If you run NetApp equipment in your data center, you’re almost certainly familiar with 7-Mode (also called ONTAP Traditional or 7G), the basic operating system for NetApp enterprise storage solutions for more than 20 years. NetApp’s newer and more complex operating system, Clustered Data ONTAP (cDOT), has gone through several versions since its’ rollout 10 years ago in an attempt to achieve more feature parity between 7-Mode and cDOT. As it stands now, the features that truly separate cDOT from 7-Mode are mostly for scale-out solutions as opposed to scale up. Despite offering minimal downtime during hardware upgrades or refreshes, the market has not quickly taken to cDOT. The main reason? It can be quite pricey to convert, which is why literally thousands of companies are still using 7-Mode.

So is converting to cDOT the right move for the NetApp equipment in your data center? If the performance of your current gear is stable and hasn’t resulted in many support calls, then it’s probably best to stay with 7-Mode for the time being, and here is why. As mentioned earlier, moving to cDOT can get expensive, but it is also quite complex. Because of this complexity, your best bet is to use NetApp’s professional services to perform the upgrade, and the service is certainly not free. Performing the upgrade in-house will likely require more prep time and man hours than you can reasonably allocate.

Now, all of that being said, there is a compelling reason to upgrade; the current version of 7-Mode is the final one. NetApp is no longer upgrading the OS. If you foresee the need to greatly expand the size and capability of your data center sometime in the near future, then upgrading to cDOT is something you should consider, as the enhanced OS has been shown to make things run faster, more efficiently, and reduce downtime. If you currently have issues in your data center that would be solved by a hardware refresh, then upgrading to cDOT at the same time is something to consider, especially if you foresee more hardware updates coming down the road and need as little disruption as possible in the process. However, if your data center has been performing well and the business does not require large upgrades in size and capacity soon, you should be fine staying with 7-Mode for quite a while despite the likely push you’ll get from the OEM to upgrade.

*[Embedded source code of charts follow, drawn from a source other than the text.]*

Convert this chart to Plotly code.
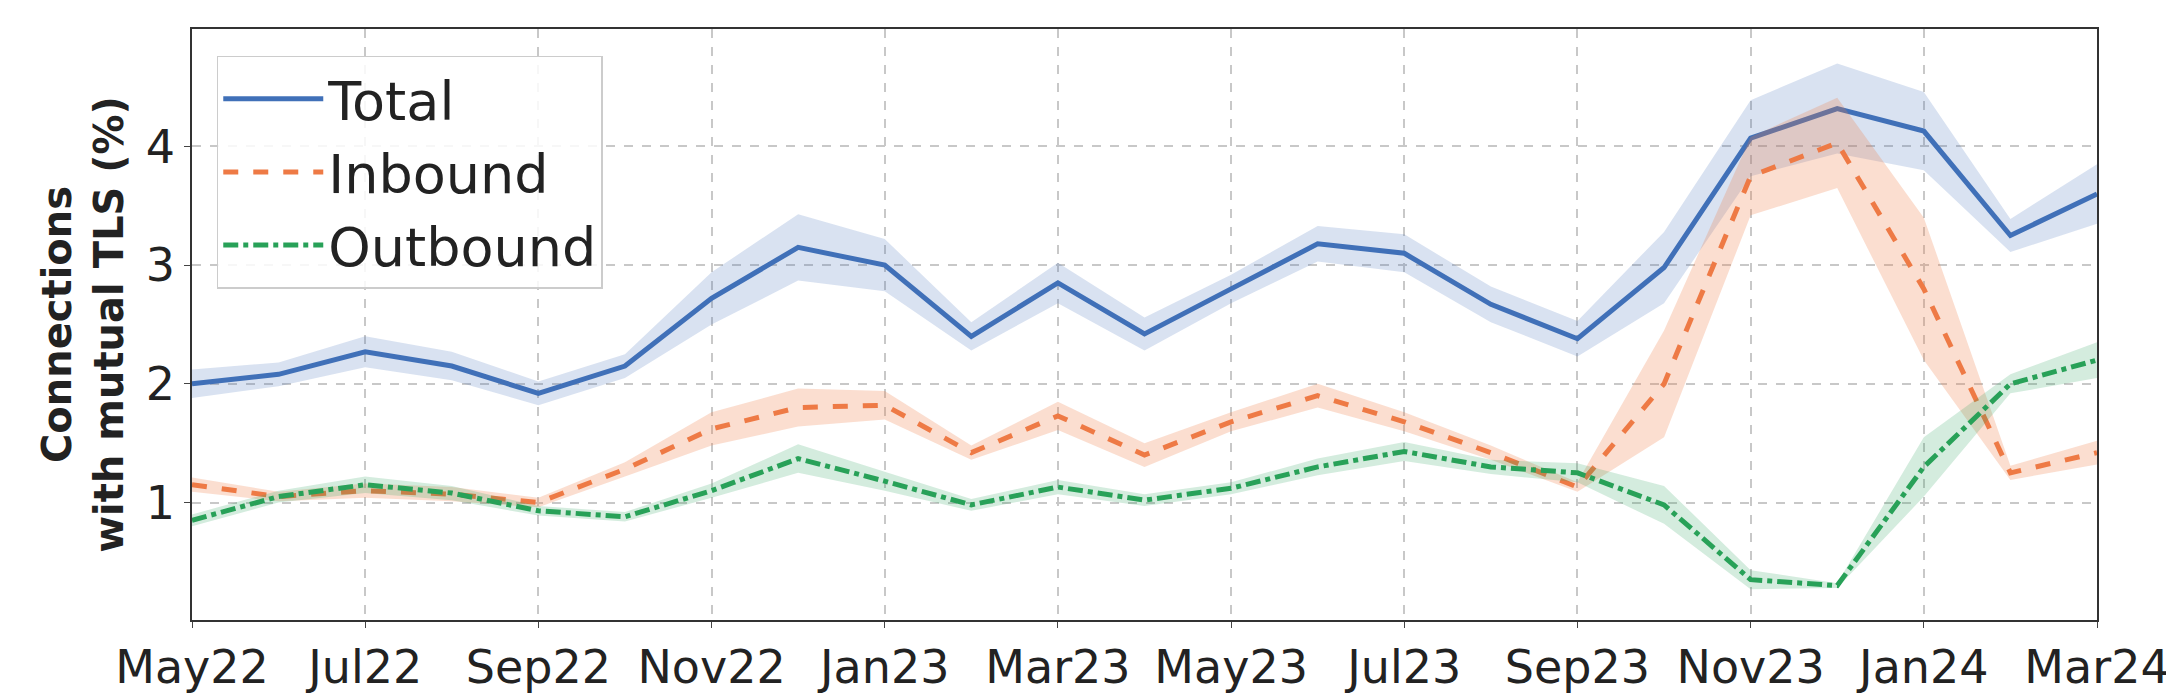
import plotly.graph_objects as go

months = ["May22","Jun22","Jul22","Aug22","Sep22","Oct22","Nov22","Dec22","Jan23","Feb23","Mar23","Apr23",
          "May23","Jun23","Jul23","Aug23","Sep23","Oct23","Nov23","Dec23","Jan24","Feb24","Mar24"]
total = [2.0,2.08,2.27,2.15,1.92,2.15,2.72,3.15,3.0,2.4,2.85,2.42,2.8,3.18,3.1,2.67,2.38,2.98,4.07,4.32,4.13,3.25,3.6]
total_err = [0.12,0.1,0.13,0.12,0.1,0.1,0.22,0.28,0.22,0.12,0.17,0.14,0.12,0.15,0.16,0.15,0.15,0.3,0.32,0.38,0.33,0.14,0.25]
inbound = [1.15,1.05,1.1,1.07,1.0,1.28,1.62,1.8,1.82,1.42,1.73,1.4,1.68,1.9,1.68,1.42,1.13,2.0,3.75,4.03,2.8,1.25,1.42]
inbound_err = [0.06,0.04,0.06,0.06,0.04,0.06,0.14,0.16,0.12,0.06,0.12,0.1,0.08,0.1,0.08,0.06,0.04,0.45,0.33,0.38,0.6,0.06,0.1]
outbound = [0.85,1.05,1.15,1.08,0.93,0.88,1.1,1.37,1.18,0.98,1.13,1.02,1.12,1.3,1.43,1.3,1.25,0.98,0.35,0.3,1.3,2.0,2.2]
outbound_err = [0.05,0.05,0.07,0.06,0.04,0.04,0.06,0.12,0.08,0.05,0.06,0.05,0.05,0.07,0.08,0.06,0.08,0.16,0.08,0.02,0.25,0.08,0.15]
tick_labels = ["May22","Jul22","Sep22","Nov22","Jan23","Mar23","May23","Jul23","Sep23","Nov23","Jan24","Mar24"]

series = [("Total", total, total_err, "#4070b8", "rgba(64,112,184,0.2)", "solid"),
          ("Inbound", inbound, inbound_err, "#ee7a45", "rgba(238,122,69,0.25)", "dash"),
          ("Outbound", outbound, outbound_err, "#28a158", "rgba(40,161,88,0.2)", "dashdot")]

x = list(range(len(months)))
fig = go.Figure()
for name, v, e, c, fc, d in series:
    up = [a + b for a, b in zip(v, e)]
    lo = [a - b for a, b in zip(v, e)]
    fig.add_trace(go.Scatter(x=x + x[::-1], y=up + lo[::-1], fill="toself", fillcolor=fc,
                             line=dict(width=0), hoverinfo="skip", showlegend=False))
    fig.add_trace(go.Scatter(x=x, y=v, mode="lines", name=name, line=dict(color=c, width=5, dash=d)))

fig.update_layout(
    width=2174, height=698, plot_bgcolor="white", paper_bgcolor="white",
    margin=dict(l=184, r=84, t=21, b=80),
    font=dict(family="DejaVu Sans", size=46, color="#222"),
    legend=dict(x=0.013, y=0.955, xanchor="left", yanchor="top", bgcolor="rgba(255,255,255,0.85)",
                bordercolor="#ccc", borderwidth=1.5, font=dict(size=54), itemwidth=100,
                tracegroupgap=12),
    xaxis=dict(range=[0, 22], tickvals=list(range(0, 23, 2)), ticktext=tick_labels,
               showgrid=True, gridcolor="#c8c8c8", griddash="dash", gridwidth=1.5,
               showline=True, linecolor="#333", mirror=True, linewidth=1.5,
               ticks="outside", ticklen=6, zeroline=False),
    yaxis=dict(range=[0.01, 4.99], tickvals=[1, 2, 3, 4], showgrid=True, gridcolor="#c8c8c8",
               griddash="dash", gridwidth=1.5, showline=True, linecolor="#333", mirror=True,
               linewidth=1.5, ticks="outside", ticklen=6, zeroline=False,
               title=dict(text="<b>Connections<br>with mutual TLS (%)</b>", font=dict(size=40), standoff=10)),
)
fig.write_html("out.html")
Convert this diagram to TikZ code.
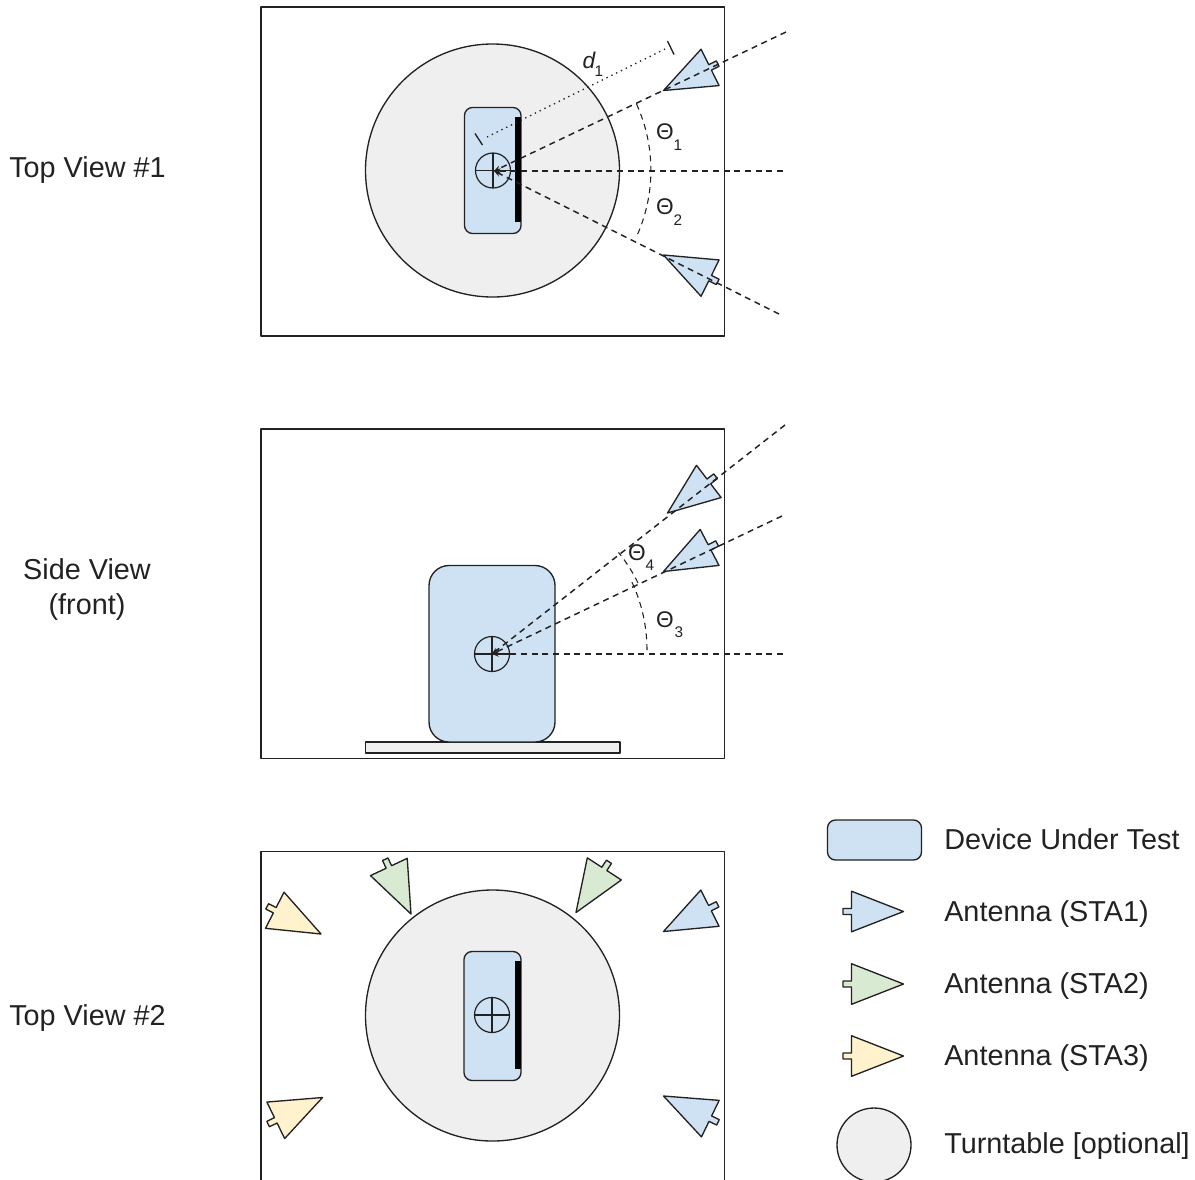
\documentclass[tikz,border=0pt]{standalone}
\usepackage{fontspec}
\setmainfont{Liberation Sans}
\usetikzlibrary{arrows.meta}
\definecolor{dutblue}{HTML}{CFE2F3}
\definecolor{antgreen}{HTML}{D9EAD3}
\definecolor{antyellow}{HTML}{FFF2CC}
\definecolor{tablegrey}{HTML}{EFEFEF}
\definecolor{inkc}{HTML}{222222}
\tikzset{
  x=0.75pt,y=-0.75pt,
  outline/.style={draw=inkc,line width=1pt,line join=round},
  frame/.style={outline,fill=white},
  turntable/.style={outline,fill=tablegrey},
  dut/.style={outline,fill=dutblue,rounded corners=6pt},
  ray/.style={draw=inkc,line width=1.1pt,dash pattern=on 4.5pt off 3.5pt,-{Stealth[length=5pt,width=4pt]}},
  arcdash/.style={draw=inkc,line width=0.8pt,dash pattern=on 4.5pt off 3.5pt},
  dots/.style={draw=inkc,line width=1pt,dash pattern=on 1pt off 3pt},
  tick/.style={draw=inkc,line width=1pt},
  label/.style={font=\fontsize{21.6pt}{26pt}\selectfont,text=inkc,inner sep=0pt},
  sym/.style={font=\fontsize{17pt}{20pt}\selectfont,text=inkc,inner sep=0pt},
  subs/.style={font=\fontsize{11.5pt}{14pt}\selectfont,text=inkc,inner sep=0pt},
  antenna/.pic={
    \path[outline,fill=\pgfkeysvalueof{/tikz/antfill}]
      (0,0) -- (-52,-20.3) -- (-52,-3) -- (-60.5,-3) -- (-60.5,3) -- (-52,3) -- (-52,20.3) -- cycle;
  },
  antfill/.initial=dutblue,
}
\newcommand{\crosshair}[3]{%
  \draw[outline,line width=0.9pt] (#1,#2) circle[radius=#3];
  \draw[outline,line width=0.9pt] (#1-#3,#2) -- (#1+#3,#2) (#1,#2-#3) -- (#1,#2+#3);
}
\begin{document}
\begin{tikzpicture}
\useasboundingbox (0,0) rectangle (1195,1179);
\clip (0,0) rectangle (1195,1179);
\fill[white] (0,0) rectangle (1195,1179);

% ---- Top view 1
\draw[frame] (261,7) rectangle (724.5,336);
\draw[turntable] (492.5,170.5) ellipse[x radius=127,y radius=126.5];
\draw[dut] (464.5,107.5) rectangle (521,233.5);
\crosshair{493}{170.5}{17.5}
\fill[black] (515,117) rectangle (521,222);
\coordinate (c1) at (494,171);
\coordinate (e1a) at (786,32);
\coordinate (e1b) at (783,171);
\coordinate (e1c) at (779,314);
\coordinate (d1s) at (487,137);
\coordinate (d1e) at (667,48);
\pic[rotate=206.4,antfill=dutblue] at (663.5,90.5) {antenna};
\pic[rotate=153.6,antfill=dutblue] at (663.5,255) {antenna};
\draw[ray] (e1a) -- (c1);
\draw[ray] (e1b) -- (c1);
\draw[ray] (e1c) -- (c1);
\draw[arcdash] (636.5,104) arc[start angle=-24.5,end angle=24.5,radius=160,y radius=160];
\draw[dots] (d1s) -- (d1e);
\draw[tick] (475,133.5) -- (482.5,145);
\draw[tick] (667.5,41) -- (674,54.5);
\node[sym] (t1) at (665,132) {Θ};
\node[subs] (t1s) at (678,145) {1};
\node[sym] (t2) at (665,207) {Θ};
\node[subs] (t2s) at (678,220) {2};
\node[sym,font=\fontsize{17pt}{20pt}\selectfont\itshape] (d1) at (589,60) {d};
\node[subs] (d1n) at (599,71) {1};

% ---- Side view
\draw[frame] (261,429) rectangle (724.5,758.5);
\draw[outline,fill=tablegrey] (365.5,742) rectangle (620,753);
\draw[dut,rounded corners=15pt] (429,565.5) rectangle (555,742);
\crosshair{492}{654}{17.5}
\coordinate (c2) at (492,654);
\coordinate (e2a) at (785,425);
\coordinate (e2b) at (782,516);
\coordinate (e2c) at (783,654);
\pic[rotate=217.4,antfill=dutblue] at (667.5,513) {antenna};
\pic[rotate=207.6,antfill=dutblue] at (663.5,571.5) {antenna};
\draw[ray] (e2a) -- (c2);
\draw[ray] (e2b) -- (c2);
\draw[ray] (e2c) -- (c2);
\draw[arcdash] (647,650) arc[start angle=0,end angle=-26,radius=160,y radius=160];
\draw[arcdash] (638,583) arc[start angle=-26,end angle=-39,radius=160,y radius=160];
\node[sym] (t3) at (665,620) {Θ};
\node[subs] (t3s) at (679,632) {3};
\node[sym] (t4) at (637,553) {Θ};
\node[subs] (t4s) at (650,565) {4};

% ---- Top view 2
\draw[frame] (261,851.5) rectangle (724.5,1200);
\draw[turntable] (492.5,1015.5) ellipse[x radius=127,y radius=125.5];
\draw[dut] (464,951.5) rectangle (521,1080.5);
\crosshair{492}{1015}{17.5}
\fill[black] (515,961) rectangle (521,1069);
\pic[rotate=206.7,antfill=dutblue] at (663.5,931.5) {antenna};
\pic[rotate=154.2,antfill=dutblue] at (663.5,1096) {antenna};
\pic[rotate=237,antfill=antgreen] at (576,912.5) {antenna};
\pic[rotate=-64.8,antfill=antgreen] at (411,914) {antenna};
\pic[rotate=-27.2,antfill=antyellow] at (321,934) {antenna};
\pic[rotate=26,antfill=antyellow] at (322.5,1097.5) {antenna};

% ---- Left captions
\node[label,anchor=west] (cap1) at (9,170) {Top View \#1};
\node[label] (cap2a) at (87,569) {Side View};
\node[label] (cap2b) at (87,607) {(front)};
\node[label,anchor=west] (cap3) at (9,1018) {Top View \#2};

% ---- Legend
\draw[dut] (827.5,820) rectangle (921.5,860);
\pic[antfill=dutblue] at (903.5,911.5) {antenna};
\pic[antfill=antgreen] at (903.5,984) {antenna};
\pic[antfill=antyellow] at (903.5,1056) {antenna};
\draw[turntable] (874,1145) circle[radius=37];
\node[label,anchor=west] (l1) at (944,839) {Device Under Test};
\node[label,anchor=west] (l2) at (944,914) {Antenna (STA1)};
\node[label,anchor=west] (l3) at (944,986) {Antenna (STA2)};
\node[label,anchor=west] (l4) at (944,1058) {Antenna (STA3)};
\node[label,anchor=west] (l5) at (944,1146) {Turntable [optional]};
\end{tikzpicture}
\end{document}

If you are concerned about 7-Mode no longer being supported since there are no further versions coming, not to worry. 7-Mode is so widely adopted and entrenched in countless data centers that NetApp is likely to keep supporting it for the next several years. There is a chance the price tag for OEM support will increase, but third-party maintenance from companies like Reliant Technology plan on supporting hardware running on 7-Mode for a long time.